Low-income communities across the country are facing an acute lack of quality, affordable early care and education (ECE) for children. San Antonio’s Eastside is one of those communities, so local organizations came together to address the problem.
In 2012, a consortium of city agencies and social service providers with a history of collaboration formed the Dual Generation partnership, part of the Family-Centered Community Change Initiative (FCCC).
Dual Generation aimed to move the needle on intergenerational poverty in the city’s historically low-income and underserved Eastside through combining parent and child interventions—an initiative based on the growing evidence (PDF) that serving multiple generations within households is more effective at interrupting the cycle of poverty than serving each generation separately. The Urban Institute has been evaluating Dual Generation’s implementation since 2014.

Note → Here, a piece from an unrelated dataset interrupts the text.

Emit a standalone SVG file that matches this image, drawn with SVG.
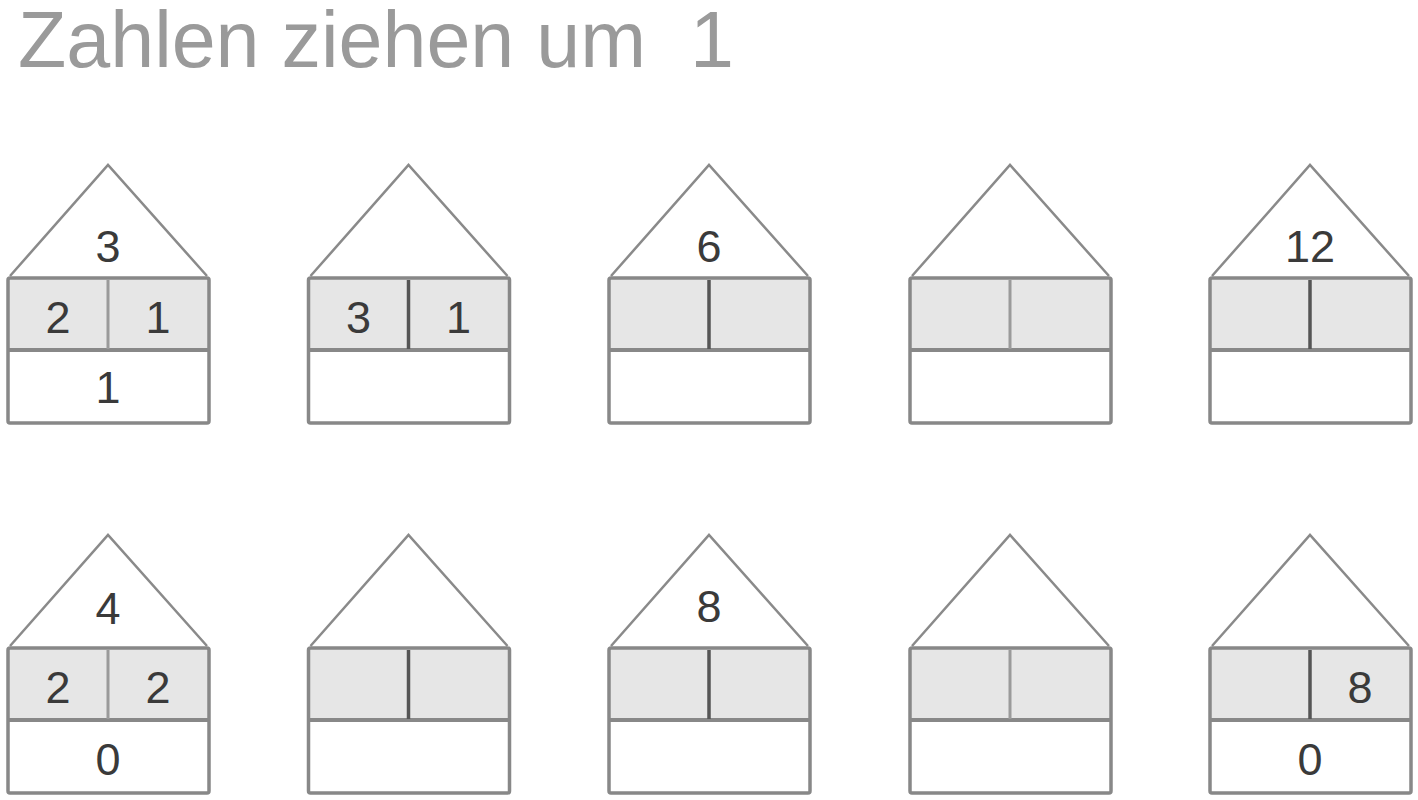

Dual Generation leadership planned and executed a years-long strategy to improve the quality of ECE centers in the partnership’s service footprint. Over four years, Dual Generation funded ongoing coaching to center staff and leadership at three centers in five quality domains—nutrition, parent involvement, curriculum, caregiver-child interactions, and indoor and outdoor activities—that are assessed to earn a Texas Rising Star (TRS) rating, the state’s quality rating and improvement system.
The partnership provided the centers funding to improve their facilities and teaching materials to the standards TRS requires. The partnership also provided funding for classroom teachers to obtain Child Development Associate credentials and other education and training related to early childhood development.